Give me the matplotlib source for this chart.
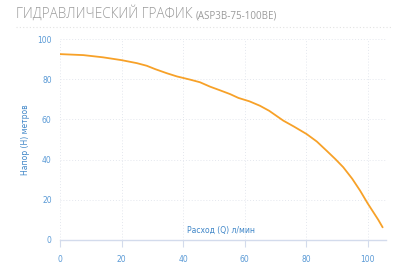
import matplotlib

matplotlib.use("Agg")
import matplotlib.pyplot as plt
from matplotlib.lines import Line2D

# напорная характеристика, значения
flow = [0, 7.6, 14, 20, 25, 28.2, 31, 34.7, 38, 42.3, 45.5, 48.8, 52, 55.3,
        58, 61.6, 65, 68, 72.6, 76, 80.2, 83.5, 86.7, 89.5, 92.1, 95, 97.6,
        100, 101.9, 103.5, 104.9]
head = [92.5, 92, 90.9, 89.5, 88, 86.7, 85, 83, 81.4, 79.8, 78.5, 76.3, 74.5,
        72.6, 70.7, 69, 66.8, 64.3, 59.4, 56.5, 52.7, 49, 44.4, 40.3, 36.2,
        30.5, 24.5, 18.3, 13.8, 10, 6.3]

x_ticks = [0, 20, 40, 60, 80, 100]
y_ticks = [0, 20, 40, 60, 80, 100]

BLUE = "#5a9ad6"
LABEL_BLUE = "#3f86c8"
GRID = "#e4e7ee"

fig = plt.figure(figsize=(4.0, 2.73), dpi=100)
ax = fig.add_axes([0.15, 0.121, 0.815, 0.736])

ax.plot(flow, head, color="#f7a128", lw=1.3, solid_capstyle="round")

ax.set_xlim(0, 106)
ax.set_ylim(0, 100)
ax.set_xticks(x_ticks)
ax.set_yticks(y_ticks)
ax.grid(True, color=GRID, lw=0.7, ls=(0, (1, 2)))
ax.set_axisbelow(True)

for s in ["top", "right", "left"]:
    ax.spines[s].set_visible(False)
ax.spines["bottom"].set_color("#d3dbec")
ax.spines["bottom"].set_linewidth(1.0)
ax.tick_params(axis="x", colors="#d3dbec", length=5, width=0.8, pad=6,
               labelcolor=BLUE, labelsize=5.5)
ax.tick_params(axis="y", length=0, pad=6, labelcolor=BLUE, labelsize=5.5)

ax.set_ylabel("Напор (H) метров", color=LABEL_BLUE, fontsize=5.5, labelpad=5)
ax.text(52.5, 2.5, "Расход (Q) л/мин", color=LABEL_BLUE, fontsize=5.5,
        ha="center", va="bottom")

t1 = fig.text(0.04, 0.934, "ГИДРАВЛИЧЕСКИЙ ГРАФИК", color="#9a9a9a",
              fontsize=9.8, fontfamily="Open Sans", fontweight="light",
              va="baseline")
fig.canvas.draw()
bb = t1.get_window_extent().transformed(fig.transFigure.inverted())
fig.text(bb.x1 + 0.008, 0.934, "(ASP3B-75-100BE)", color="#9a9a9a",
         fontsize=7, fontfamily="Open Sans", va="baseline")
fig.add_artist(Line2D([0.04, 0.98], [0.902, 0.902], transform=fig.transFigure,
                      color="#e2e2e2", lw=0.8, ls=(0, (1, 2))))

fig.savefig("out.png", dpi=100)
★ ★ ★
> TASK REQUIREMENTS: Retype everything in the material word for word, minus pictures.

> EXERCISE OUTPUT:
Give me the matplotlib source for this chart.
import matplotlib

matplotlib.use("Agg")
import matplotlib.pyplot as plt
from matplotlib.lines import Line2D

# напорная характеристика, значения
flow = [0, 7.6, 14, 20, 25, 28.2, 31, 34.7, 38, 42.3, 45.5, 48.8, 52, 55.3,
        58, 61.6, 65, 68, 72.6, 76, 80.2, 83.5, 86.7, 89.5, 92.1, 95, 97.6,
        100, 101.9, 103.5, 104.9]
head = [92.5, 92, 90.9, 89.5, 88, 86.7, 85, 83, 81.4, 79.8, 78.5, 76.3, 74.5,
        72.6, 70.7, 69, 66.8, 64.3, 59.4, 56.5, 52.7, 49, 44.4, 40.3, 36.2,
        30.5, 24.5, 18.3, 13.8, 10, 6.3]

x_ticks = [0, 20, 40, 60, 80, 100]
y_ticks = [0, 20, 40, 60, 80, 100]

BLUE = "#5a9ad6"
LABEL_BLUE = "#3f86c8"
GRID = "#e4e7ee"

fig = plt.figure(figsize=(4.0, 2.73), dpi=100)
ax = fig.add_axes([0.15, 0.121, 0.815, 0.736])

ax.plot(flow, head, color="#f7a128", lw=1.3, solid_capstyle="round")

ax.set_xlim(0, 106)
ax.set_ylim(0, 100)
ax.set_xticks(x_ticks)
ax.set_yticks(y_ticks)
ax.grid(True, color=GRID, lw=0.7, ls=(0, (1, 2)))
ax.set_axisbelow(True)

for s in ["top", "right", "left"]:
    ax.spines[s].set_visible(False)
ax.spines["bottom"].set_color("#d3dbec")
ax.spines["bottom"].set_linewidth(1.0)
ax.tick_params(axis="x", colors="#d3dbec", length=5, width=0.8, pad=6,
               labelcolor=BLUE, labelsize=5.5)
ax.tick_params(axis="y", length=0, pad=6, labelcolor=BLUE, labelsize=5.5)

ax.set_ylabel("Напор (H) метров", color=LABEL_BLUE, fontsize=5.5, labelpad=5)
ax.text(52.5, 2.5, "Расход (Q) л/мин", color=LABEL_BLUE, fontsize=5.5,
        ha="center", va="bottom")

t1 = fig.text(0.04, 0.934, "ГИДРАВЛИЧЕСКИЙ ГРАФИК", color="#9a9a9a",
              fontsize=9.8, fontfamily="Open Sans", fontweight="light",
              va="baseline")
fig.canvas.draw()
bb = t1.get_window_extent().transformed(fig.transFigure.inverted())
fig.text(bb.x1 + 0.008, 0.934, "(ASP3B-75-100BE)", color="#9a9a9a",
         fontsize=7, fontfamily="Open Sans", va="baseline")
fig.add_artist(Line2D([0.04, 0.98], [0.902, 0.902], transform=fig.transFigure,
                      color="#e2e2e2", lw=0.8, ls=(0, (1, 2))))

fig.savefig("out.png", dpi=100)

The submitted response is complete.